====== Source data ======

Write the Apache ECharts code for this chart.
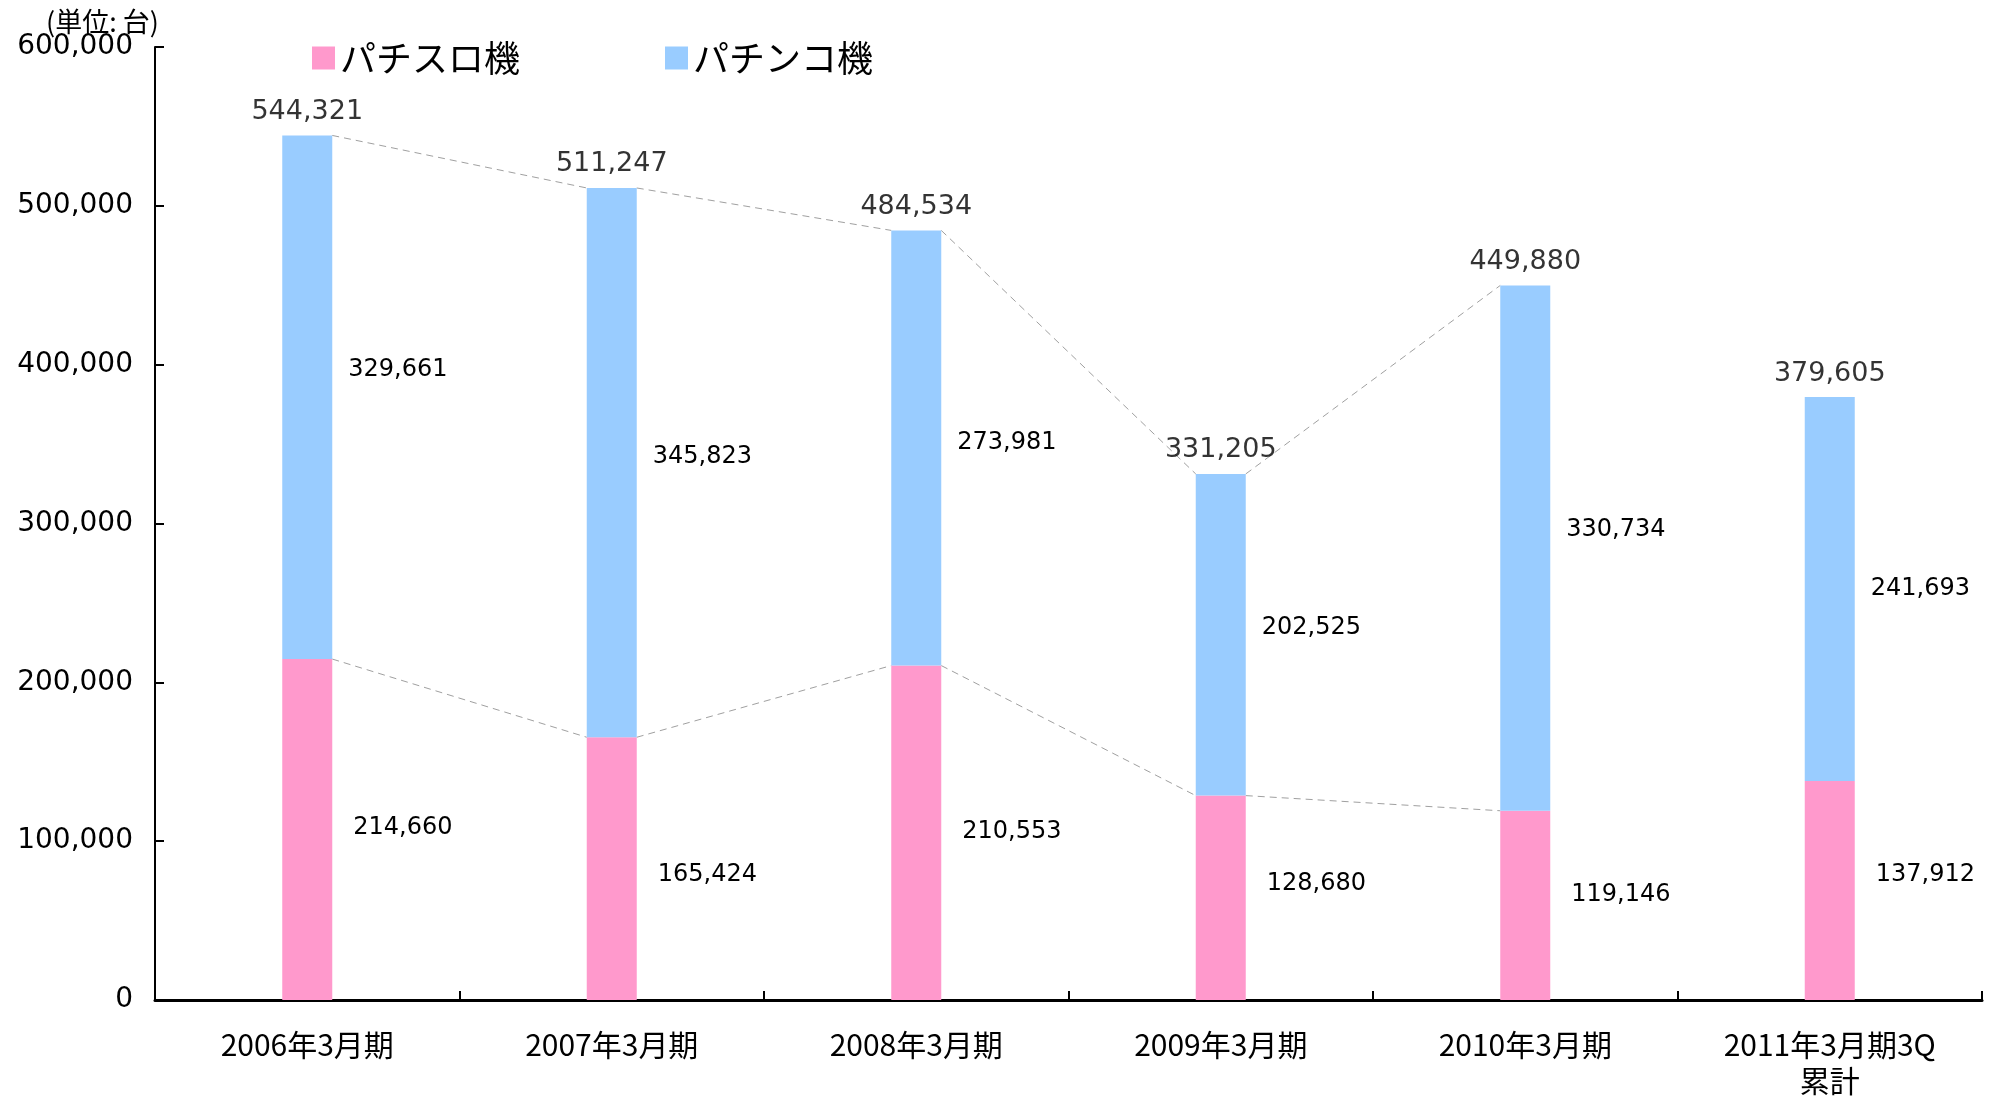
<!DOCTYPE html>
<html lang="ja">
<head>
<meta charset="UTF-8">
<title>パチスロ機・パチンコ機 販売台数</title>
<script src="https://cdn.jsdelivr.net/npm/echarts@6/dist/echarts.min.js"></script>
<style>
  html, body { margin: 0; padding: 0; background: #fff; }
  #main { width: 1995px; height: 1099px; }
</style>
</head>
<body>
<div id="main"></div>
<script>
// 決算期
var periods = ['2006年3月期', '2007年3月期', '2008年3月期', '2009年3月期', '2010年3月期', '2011年3月期3Q\n累計'];
// パチスロ機 (下段)
var slotUnits = [214660, 165424, 210553, 128680, 119146, 137912];
// パチンコ機 (上段)
var pachinkoUnits = [329661, 345823, 273981, 202525, 330734, 241693];
// y軸目盛
var yTicks = [0, 100000, 200000, 300000, 400000, 500000, 600000];

var totals = slotUnits.map(function (v, i) { return v + pachinkoUnits[i]; });

var numFont = 'DejaVu Sans';
var jpFont = '"Noto Sans CJK JP", sans-serif';
var barW = 50;

function fmt(v) { return v.toLocaleString('en-US'); }

// 棒の右上角から次の棒の左上角へ結ぶ破線 (2011年3月期3Qとは結ばない)
var topLinks = [], bottomLinks = [];
for (var i = 0; i < 4; i++) {
    topLinks.push([i, totals[i], totals[i + 1]]);
    bottomLinks.push([i, slotUnits[i], slotUnits[i + 1]]);
}

function linkItem(params, api) {
    var p0 = api.coord([api.value(0), api.value(1)]);
    var p1 = api.coord([api.value(0) + 1, api.value(2)]);
    return {
        type: 'line',
        shape: { x1: p0[0] + barW / 2, y1: p0[1], x2: p1[0] - barW / 2, y2: p1[1] },
        style: { stroke: '#a0a0a0', lineWidth: 1, lineDash: [7, 5] }
    };
}

// ラベル縦位置の微調整
var pachinkoNudge = [-27, -6, -5, -7, -18, 0];
var slotNudge = [-2, 6, -1, -14, -11, -16];

var chart = echarts.init(document.getElementById('main'));
chart.setOption({
    backgroundColor: '#fff',
    animation: false,
    graphic: [{
        type: 'text',
        left: 46,
        top: 8,
        style: { text: '(単位: 台)', font: '27px ' + jpFont, fill: '#000' }
    }],
    legend: {
        data: ['パチスロ機', 'パチンコ機'],
        left: 307,
        top: 35,
        icon: 'rect',
        itemWidth: 23,
        itemHeight: 23,
        itemGap: 145,
        textStyle: { fontFamily: jpFont, fontSize: 36, color: '#000' }
    },
    grid: { left: 155, right: 13, top: 47, bottom: 96 },
    xAxis: {
        type: 'category',
        data: periods,
        axisLine: { lineStyle: { color: '#000', width: 3 } },
        axisTick: { show: true, inside: true, length: 9, lineStyle: { color: '#000', width: 2 } },
        axisLabel: {
            fontFamily: jpFont, fontSize: 30, color: '#000',
            margin: 27, lineHeight: 36, interval: 0
        }
    },
    yAxis: {
        type: 'value',
        min: yTicks[0],
        max: yTicks[yTicks.length - 1],
        interval: yTicks[1] - yTicks[0],
        splitLine: { show: false },
        axisLine: { show: true, lineStyle: { color: '#000', width: 2 } },
        axisTick: { show: true, inside: true, length: 9, lineStyle: { color: '#000', width: 2 } },
        axisLabel: {
            fontFamily: numFont, fontSize: 28, color: '#000', margin: 22,
            formatter: function (v) { return fmt(v); }
        }
    },
    series: [{
        name: 'パチスロ機',
        type: 'bar',
        stack: 'units',
        barWidth: barW,
        itemStyle: { color: '#ff99cc' },
        label: {
            show: true, position: 'right', distance: 21,
            fontFamily: numFont, fontSize: 24, color: '#000',
            formatter: function (p) { return fmt(p.value); }
        },
        data: slotUnits.map(function (v, i) {
            return { value: v, label: { offset: [0, slotNudge[i]] } };
        })
    }, {
        name: 'パチンコ機',
        type: 'bar',
        stack: 'units',
        barWidth: barW,
        itemStyle: { color: '#99ccff' },
        label: {
            show: true, position: 'right', distance: 16,
            fontFamily: numFont, fontSize: 24, color: '#000',
            formatter: function (p) { return fmt(p.value); }
        },
        data: pachinkoUnits.map(function (v, i) {
            return { value: v, label: { offset: [0, pachinkoNudge[i]] } };
        })
    }, {
        name: '合計',
        type: 'scatter',
        symbolSize: 0,
        silent: true,
        label: {
            show: true, position: 'top', distance: 10,
            fontFamily: numFont, fontSize: 27, color: '#000',
            formatter: function (p) { return fmt(p.value[1]); }
        },
        data: totals.map(function (v, i) { return [i, v]; }),
        z: 5
    }, {
        name: 'topLinks',
        type: 'custom',
        renderItem: linkItem,
        silent: true,
        data: topLinks,
        z: 1
    }, {
        name: 'bottomLinks',
        type: 'custom',
        renderItem: linkItem,
        silent: true,
        data: bottomLinks,
        z: 1
    }]
});
</script>
</body>
</html>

======

__Task to complete__.
Reproduce the data above in full, exactly as it is, with the pictures left out.

__Complete output__.
Write the Apache ECharts code for this chart.
<!DOCTYPE html>
<html lang="ja">
<head>
<meta charset="UTF-8">
<title>パチスロ機・パチンコ機 販売台数</title>
<script src="https://cdn.jsdelivr.net/npm/echarts@6/dist/echarts.min.js"></script>
<style>
  html, body { margin: 0; padding: 0; background: #fff; }
  #main { width: 1995px; height: 1099px; }
</style>
</head>
<body>
<div id="main"></div>
<script>
// 決算期
var periods = ['2006年3月期', '2007年3月期', '2008年3月期', '2009年3月期', '2010年3月期', '2011年3月期3Q\n累計'];
// パチスロ機 (下段)
var slotUnits = [214660, 165424, 210553, 128680, 119146, 137912];
// パチンコ機 (上段)
var pachinkoUnits = [329661, 345823, 273981, 202525, 330734, 241693];
// y軸目盛
var yTicks = [0, 100000, 200000, 300000, 400000, 500000, 600000];

var totals = slotUnits.map(function (v, i) { return v + pachinkoUnits[i]; });

var numFont = 'DejaVu Sans';
var jpFont = '"Noto Sans CJK JP", sans-serif';
var barW = 50;

function fmt(v) { return v.toLocaleString('en-US'); }

// 棒の右上角から次の棒の左上角へ結ぶ破線 (2011年3月期3Qとは結ばない)
var topLinks = [], bottomLinks = [];
for (var i = 0; i < 4; i++) {
    topLinks.push([i, totals[i], totals[i + 1]]);
    bottomLinks.push([i, slotUnits[i], slotUnits[i + 1]]);
}

function linkItem(params, api) {
    var p0 = api.coord([api.value(0), api.value(1)]);
    var p1 = api.coord([api.value(0) + 1, api.value(2)]);
    return {
        type: 'line',
        shape: { x1: p0[0] + barW / 2, y1: p0[1], x2: p1[0] - barW / 2, y2: p1[1] },
        style: { stroke: '#a0a0a0', lineWidth: 1, lineDash: [7, 5] }
    };
}

// ラベル縦位置の微調整
var pachinkoNudge = [-27, -6, -5, -7, -18, 0];
var slotNudge = [-2, 6, -1, -14, -11, -16];

var chart = echarts.init(document.getElementById('main'));
chart.setOption({
    backgroundColor: '#fff',
    animation: false,
    graphic: [{
        type: 'text',
        left: 46,
        top: 8,
        style: { text: '(単位: 台)', font: '27px ' + jpFont, fill: '#000' }
    }],
    legend: {
        data: ['パチスロ機', 'パチンコ機'],
        left: 307,
        top: 35,
        icon: 'rect',
        itemWidth: 23,
        itemHeight: 23,
        itemGap: 145,
        textStyle: { fontFamily: jpFont, fontSize: 36, color: '#000' }
    },
    grid: { left: 155, right: 13, top: 47, bottom: 96 },
    xAxis: {
        type: 'category',
        data: periods,
        axisLine: { lineStyle: { color: '#000', width: 3 } },
        axisTick: { show: true, inside: true, length: 9, lineStyle: { color: '#000', width: 2 } },
        axisLabel: {
            fontFamily: jpFont, fontSize: 30, color: '#000',
            margin: 27, lineHeight: 36, interval: 0
        }
    },
    yAxis: {
        type: 'value',
        min: yTicks[0],
        max: yTicks[yTicks.length - 1],
        interval: yTicks[1] - yTicks[0],
        splitLine: { show: false },
        axisLine: { show: true, lineStyle: { color: '#000', width: 2 } },
        axisTick: { show: true, inside: true, length: 9, lineStyle: { color: '#000', width: 2 } },
        axisLabel: {
            fontFamily: numFont, fontSize: 28, color: '#000', margin: 22,
            formatter: function (v) { return fmt(v); }
        }
    },
    series: [{
        name: 'パチスロ機',
        type: 'bar',
        stack: 'units',
        barWidth: barW,
        itemStyle: { color: '#ff99cc' },
        label: {
            show: true, position: 'right', distance: 21,
            fontFamily: numFont, fontSize: 24, color: '#000',
            formatter: function (p) { return fmt(p.value); }
        },
        data: slotUnits.map(function (v, i) {
            return { value: v, label: { offset: [0, slotNudge[i]] } };
        })
    }, {
        name: 'パチンコ機',
        type: 'bar',
        stack: 'units',
        barWidth: barW,
        itemStyle: { color: '#99ccff' },
        label: {
            show: true, position: 'right', distance: 16,
            fontFamily: numFont, fontSize: 24, color: '#000',
            formatter: function (p) { return fmt(p.value); }
        },
        data: pachinkoUnits.map(function (v, i) {
            return { value: v, label: { offset: [0, pachinkoNudge[i]] } };
        })
    }, {
        name: '合計',
        type: 'scatter',
        symbolSize: 0,
        silent: true,
        label: {
            show: true, position: 'top', distance: 10,
            fontFamily: numFont, fontSize: 27, color: '#000',
            formatter: function (p) { return fmt(p.value[1]); }
        },
        data: totals.map(function (v, i) { return [i, v]; }),
        z: 5
    }, {
        name: 'topLinks',
        type: 'custom',
        renderItem: linkItem,
        silent: true,
        data: topLinks,
        z: 1
    }, {
        name: 'bottomLinks',
        type: 'custom',
        renderItem: linkItem,
        silent: true,
        data: bottomLinks,
        z: 1
    }]
});
</script>
</body>
</html>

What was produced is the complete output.